"God! The noise was fantastic. That's the worst thing about a crash—that terrible noise. I was upside down, ripping 300 yards along the wall, and all I could hear was clanging and metal tearing away and steel hammering and pounding. I had a lot of time to listen to it and think.
"I wanted to tell my brothers that I was all right, and I knew that the traditional signal was for a driver to get out of his car and hold up both arms. So I held up my arms. Which was dandy, except that I was still crashing at the time. I got my arms against the wall, breaking my shoulders, and suddenly the whole elbow popped out of my right arm. And I looked up at the wall coming by and got one quick blast that took out 11 teeth just like that. Finally the car stopped.
"Some people came over and helped me out of the car and I was standing there looking at the thing, trying to figure out a way to fix it in time to qualify, and then blood began pumping out of my left ear and I knew I was a cinch to have a fractured skull.
"But I didn't want to lie down in the ambulance because I knew that Joe and Vince would be chasing it in their car and they might get into a crash themselves.

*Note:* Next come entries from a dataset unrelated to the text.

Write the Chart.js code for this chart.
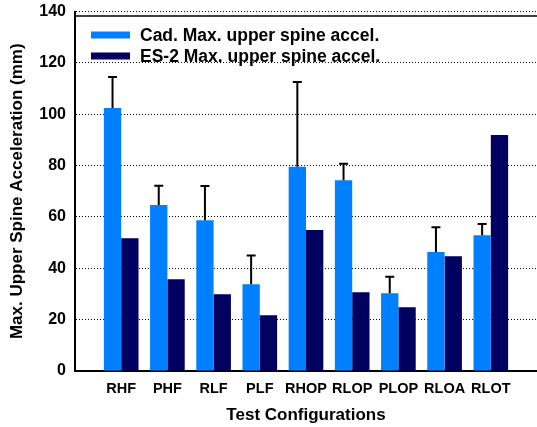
<!DOCTYPE html>
<html>
<head>
<meta charset="utf-8">
<script src="https://cdn.jsdelivr.net/npm/chart.js@4"></script>
<style>
  html, body { margin: 0; padding: 0; background: #fff; }
  #wrap { width: 537px; height: 427px; position: relative; }
</style>
</head>
<body>
<div id="wrap"><canvas id="chart"></canvas></div>
<script>
const configs = ['RHF', 'PHF', 'RLF', 'PLF', 'RHOP', 'RLOP', 'PLOP', 'RLOA', 'RLOT'];
const cadAccel = [102.4, 64.6, 58.7, 33.8, 79.5, 74.3, 30.3, 46.3, 52.9];
const cadError = [12.1, 7.5, 13.3, 11.2, 33.0, 6.4, 6.4, 9.7, 4.3];
const es2Accel = [51.7, 35.7, 29.9, 21.7, 54.9, 30.7, 24.8, 44.7, 91.9];
const yTicks = [0, 20, 40, 60, 80, 100, 120, 140];

const FONT = '"Liberation Sans", Arial, sans-serif';
Chart.defaults.font.family = FONT;
Chart.defaults.font.weight = 'bold';
Chart.defaults.font.size = 16;
Chart.defaults.color = '#000';

// empty slot on each side so the groups sit one full step in from the axes
const pad = arr => [null, ...arr, null];

// upward-only error bars with caps on the cadaver series
const errorBars = {
  id: 'errorBars',
  afterDatasetsDraw(chart) {
    const meta = chart.getDatasetMeta(0);
    const y = chart.scales.y;
    const ctx = chart.ctx;
    ctx.save();
    ctx.strokeStyle = '#000';
    ctx.lineWidth = 2;
    cadAccel.forEach((v, i) => {
      const bar = meta.data[i + 1];
      if (!bar) return;
      const y0 = y.getPixelForValue(v);
      const y1 = y.getPixelForValue(v + cadError[i]);
      ctx.beginPath();
      ctx.moveTo(bar.x, y0);
      ctx.lineTo(bar.x, y1);
      ctx.moveTo(bar.x - 4.5, y1);
      ctx.lineTo(bar.x + 4.5, y1);
      ctx.stroke();
    });
    ctx.restore();
  }
};

// solid frame line just under the top gridline, plus the boxed-in legend
const frameAndLegend = {
  id: 'frameAndLegend',
  afterDraw(chart) {
    const {ctx, chartArea} = chart;
    ctx.save();
    ctx.strokeStyle = '#000';
    ctx.lineWidth = 1.5;
    ctx.beginPath();
    ctx.moveTo(chartArea.left, chartArea.top + 4.5);
    ctx.lineTo(chartArea.right, chartArea.top + 4.5);
    ctx.stroke();

    ctx.font = 'bold 17.5px ' + FONT;
    ctx.textBaseline = 'middle';
    chart.data.datasets.forEach((ds, i) => {
      const cy = chartArea.top + 23.5 + i * 21;
      ctx.fillStyle = ds.backgroundColor;
      ctx.fillRect(chartArea.left + 16, cy - 3.5, 39, 7);
      ctx.fillStyle = '#000';
      ctx.fillText(ds.label, chartArea.left + 65, cy + 1);
    });
    ctx.restore();
  }
};

new Chart('chart', {
  type: 'bar',
  data: {
    labels: pad(configs).map(d => d || ''),
    datasets: [{
      label: 'Cad. Max. upper spine accel.',
      data: pad(cadAccel),
      backgroundColor: '#0080FF',
      borderWidth: 0,
      categoryPercentage: 0.75,
      barPercentage: 1.0
    }, {
      label: 'ES-2 Max. upper spine accel.',
      data: pad(es2Accel),
      backgroundColor: '#000060',
      borderWidth: 0,
      categoryPercentage: 0.75,
      barPercentage: 1.0
    }]
  },
  options: {
    responsive: true,
    maintainAspectRatio: false,
    animation: false,
    layout: {
      padding: {top: 11.5, right: 0, left: 0, bottom: 0}
    },
    scales: {
      x: {
        offset: false,
        grid: {display: false, drawTicks: false},
        border: {color: '#000', width: 2},
        ticks: {padding: 9, autoSkip: false, maxRotation: 0, font: {size: 14.5, weight: 'bold'}},
        title: {
          display: true,
          text: 'Test Configurations',
          padding: {top: 0, bottom: 1},
          font: {size: 17, weight: 'bold'}
        },
        afterFit: scale => {
          scale.height = 56;
          scale.paddingLeft = 0;
          scale.paddingRight = 0;
        }
      },
      y: {
        min: 0,
        max: 140,
        afterBuildTicks: scale => { scale.ticks = yTicks.map(v => ({value: v})); },
        grid: {
          color: '#000',
          lineWidth: 1,
          drawTicks: false
        },
        border: {color: '#000', width: 2, dash: [1, 2]},
        ticks: {padding: 9, font: {size: 16, weight: 'bold'}},
        title: {
          display: true,
          text: 'Max. Upper Spine Acceleration (mm)',
          padding: {top: 7, bottom: 0},
          font: {size: 17, weight: 'bold'}
        },
        afterFit: scale => {
          scale.width = 75;
          scale.paddingTop = 0;
          scale.paddingBottom = 0;
        }
      }
    },
    plugins: {
      legend: {display: false},
      tooltip: {enabled: false}
    }
  },
  plugins: [errorBars, frameAndLegend]
});
</script>
</body>
</html>
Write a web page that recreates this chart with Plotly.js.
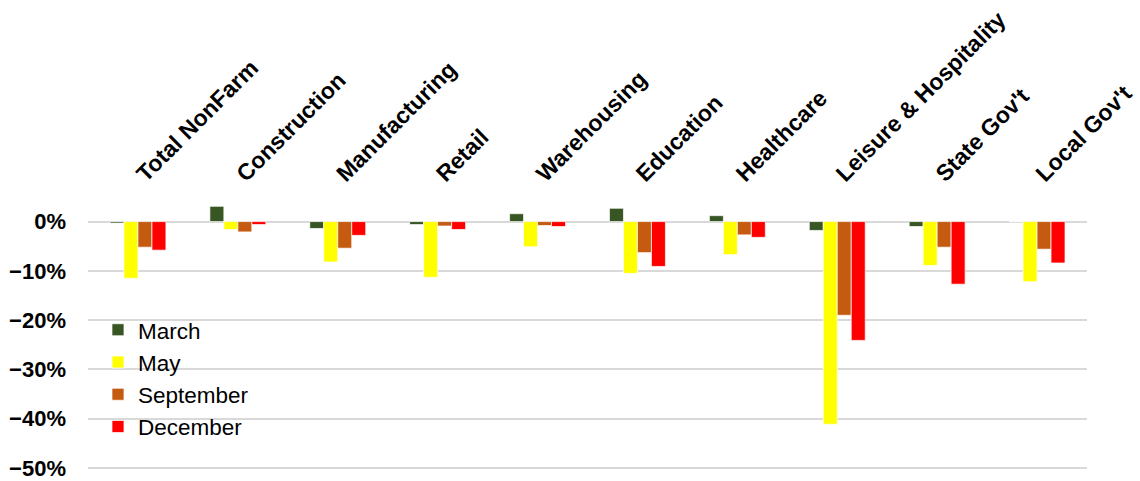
<!DOCTYPE html>
<html>
<head>
<meta charset="utf-8">
<script src="https://cdn.plot.ly/plotly-3.0.1.min.js"></script>
<style>html,body{margin:0;padding:0;background:#fff;}#chart{width:1140px;height:481px;}</style>
</head>
<body>
<div id="chart"></div>
<script>
const categories = ["Total NonFarm","Construction","Manufacturing","Retail","Warehousing","Education","Healthcare","Leisure & Hospitality","State Gov't","Local Gov't"];
const march = [-0.003, 0.031, -0.014, -0.006, 0.016, 0.027, 0.012, -0.018, -0.010, 0.000];
const may = [-0.115, -0.016, -0.082, -0.113, -0.051, -0.105, -0.067, -0.411, -0.089, -0.122];
const september = [-0.052, -0.021, -0.054, -0.009, -0.008, -0.063, -0.027, -0.190, -0.052, -0.056];
const december = [-0.058, -0.006, -0.028, -0.016, -0.010, -0.091, -0.032, -0.241, -0.127, -0.084];
const seriesNames = ["March","May","September","December"];
const colors = ["#375623","#FFFF00","#C55A11","#FF0000"];
const values = [march, may, september, december];

const traces = values.map((v,i)=>({
  type:'bar', x:categories, y:v, name:seriesNames[i],
  marker:{color:colors[i], line:{color:'rgba(255,255,255,0.7)', width:1}},
  hoverinfo:'none'
}));

const FONT = '"Liberation Sans", Arial, sans-serif';
const layout = {
  width:1140, height:481,
  margin:{l:88, r:53, t:192, b:8},
  paper_bgcolor:'#fff', plot_bgcolor:'#fff',
  font:{family:FONT, color:'#000'},
  barmode:'group', bargap:0.44, bargroupgap:0,
  showlegend:true,
  legend:{x:0.01, y:0.585, xanchor:'left', yanchor:'top', bgcolor:'rgba(0,0,0,0)',
          font:{size:22.5, family:FONT}, traceorder:'normal'},
  xaxis:{type:'category', side:'top', tickangle:-45, showgrid:false, showline:false, ticks:'', zeroline:false,
         tickfont:{size:23, family:FONT, weight:'bold'}},
  yaxis:{range:[-0.51,0.06], tickvals:[0,-0.1,-0.2,-0.3,-0.4,-0.5], tickformat:'.0%',
         showgrid:true, gridcolor:'#d9d9d9', gridwidth:2, zeroline:true, zerolinecolor:'#d9d9d9', zerolinewidth:2,
         showline:false, ticks:'', ticklabelstandoff:21,
         tickfont:{size:22, family:FONT, weight:'bold'}}
};
Plotly.newPlot('chart', traces, layout, {staticPlot:true, displayModeBar:false});
</script>
</body>
</html>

So I sat up on the way to the hospital and, sure enough, they came roaring up alongside the ambulance there on 16th Street and looked in at me, not even looking where they were going. So I waved at them and smiled that big, red, toothless smile and they settled down a little so I could finally lie down."
The doctors at the hospital would not let Andy go back on Memorial Day to watch the race. It was just as well. Out of the five cars, only one had qualified. Spider Webb climbed into it, and came that historic moment when Wilbur Shaw said, "Gentlemen, start your engines." Spider's wouldn't.
It got worse. Worse. The Granatellis tried in 1949; they tried in 1950, in 1951, in 1952 when Jim Rathmann drove their car to second place; they tried in 1953 and again in 1954 when Rathmann turned one of the first official 140-mph laps at the Speedway (in fact, he did another 140 in the race, and the engine seized and that was that).
One would think that anyone with Andy's luck would check the family background for old Sicilian curses and maybe quit trying. Granatelli talked of quitting, but the race kept coming back to haunt him. Besides, he had discovered the Novi, the one car that had to win Indy—except that it had already become notorious for luck even worse than Andy's—and he came back with it in 1961.
It had been love at first sound, from the time he heard the cry of a Novi engine at full blast. It was a shattering, marvelous, God-awful slamming thing that you felt in your intestines, and true mechanics and engineers vibrated like professional tuning forks whenever that engine wailed.
What Granatelli bought in April 1961 consisted of two rear-engine Novis, one smashed front-drive car, some blueprints and a vanload of broken dreams. Over the next five years he spent a million dollars or so trying to win Indy with the Novi, and he talked Studebaker, his parent company, into putting another million into a four-wheel-drive model.
Those expensive sounds thrilled Indy sentimentalists. Granatelli fed them more meat by adding a supercharger and jumping the horsepower to 800. Exhaust pressure running through the car produced an overwhine that agitated dogs just outside Terre Haute.